ERROR:  duplicate key value violates unique constraint "sentry_organizationonboar_organization_id_47e98e05cae29cf3_uniq"
DETAIL:  Key (organization_id, task)=(1, 5) already exists.
STATEMENT:  INSERT INTO "sentry_organizationonboardingtask" ("organization_id", "user_id", "task", "status", "date_completed", "project_id", "data") VALUES (1, NULL, 5, 1, '2017-02-11 07:51:09.239742+00:00', 2, '{}') RETURNING "sentry_organizationonboardingtask"."id"

ERROR:  duplicate key value violates unique constraint "sentry_grouprelease_group_id_46ba6e430d088d04_uniq"
DETAIL:  Key (group_id, release_id, environment)=(1930, 262, ) already exists.
STATEMENT:  INSERT INTO "sentry_grouprelease" ("project_id", "group_id", "release_id", "environment", "first_seen", "last_seen") VALUES (2, 1930, 262, '', '2017-02-11 07:50:20+00:00', '2017-02-11 07:50:20+00:00') RETURNING "sentry_grouprelease"."id"

You can ignore these errors. We use this pattern a lot in our code. We try to blindly INSERT a row, then depend on the database error, catch the error, and move on.

So these logs are safe to ignore.

1 Like

Thanks you.

:evergreen_tree:

I honestly cannot believe I just read this. Here I thought I had some corruption in my database, and I’m finding this is expected behavior. IMO relying on catching errors is a TERRIBLE idea. This is not inspiring my confidence in this code.

1 Like

I think you’re trolling, but I’ll bite anyways.

The behavior we’re doing is more performant. We rely on attempting to insert and on conflict, ignore. If you have someone to complain to, complain to Postgres. Without doing this, we’d have to double query count by doing a SELECT first just to check if it exists before INSERTing. So there’s very little value in doing that when we can just blindly INSERT and be faster.

Now, the reason we do this is kinda legacy. I wanna say Postgres 9.5, but could be wrong, introduced the ability to do INSERT … ON CONFLICT DO NOTHING, which is exactly the behavior we are mimicking here, but doing it at the database level, which would avoid the errors.

Until recently, we were running Postgres 9.3 in production thus we couldn’t even use this feature if we wanted. Now we run Postgres 9.6 where we can, but the Django ORM doesn’t support syntax to construct a query like this.

We have the potential to support this by extending the ORM ourselves or slapping down custom SQL everywhere to add ON CONFLICT DO NOTHING.

We have no plans on doing this just yet, but I personally kinda want to do it.
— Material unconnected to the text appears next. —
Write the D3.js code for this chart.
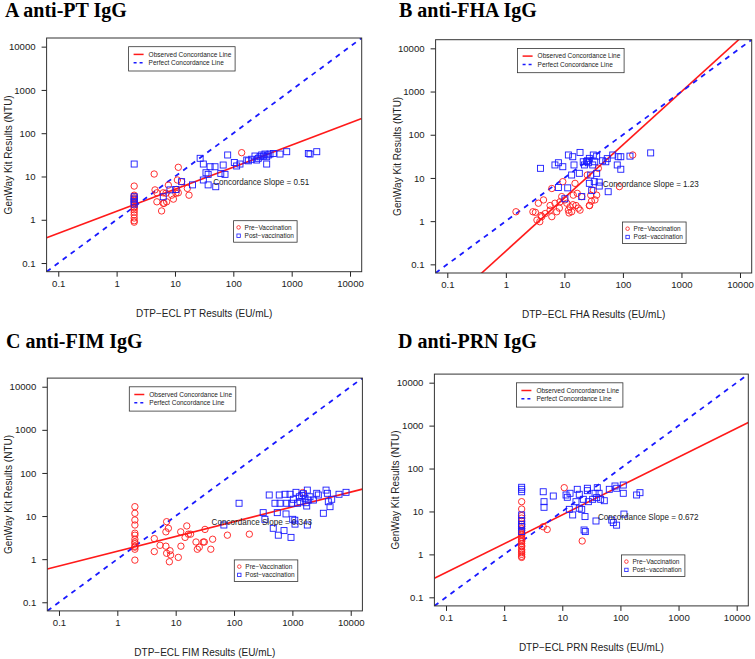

There’s just little incentive or motivation to do so, so it’s hard to prioritize when the behavior won’t change.

I’ve been using postgres since 7.x, and while I too have had to account for deficiencies in it over the years, allowing code to error and considering that a viable solution was never a thing I had to do. Sure, having to select before insert adds some overhead, but that would have been the right thing to do at the time. IMNSHO.

Just saying, I did have db corruption yesterday, and Sentry was throwing errors because of it. Once I fixed it (had to drop a column and recreate it), and the db kept complaining about duplicate keys, I wasted a few hours trying to address what I figured to be more corruption, only to find it was a feature!

So, in closing, I’m going to argue that anything that’s spamming logs with errors might lead to someone trying to fix them.

“Right” is pretty subjective here. It’s not overhead we could have afforded and still can’t since it’s too many extra queries. I’d argue that the fact that Postgres yells loudly about it is the problem since it’s not an error. Arguable it’s a warning or info level type log.

We tune Postgres and just disable these logs so we don’t see it. You’re free to do the same. Maybe at some point in the future we’ll change this behavior, but like I said, this is hard to justify the time for right now since it’s a big change with functionally no difference.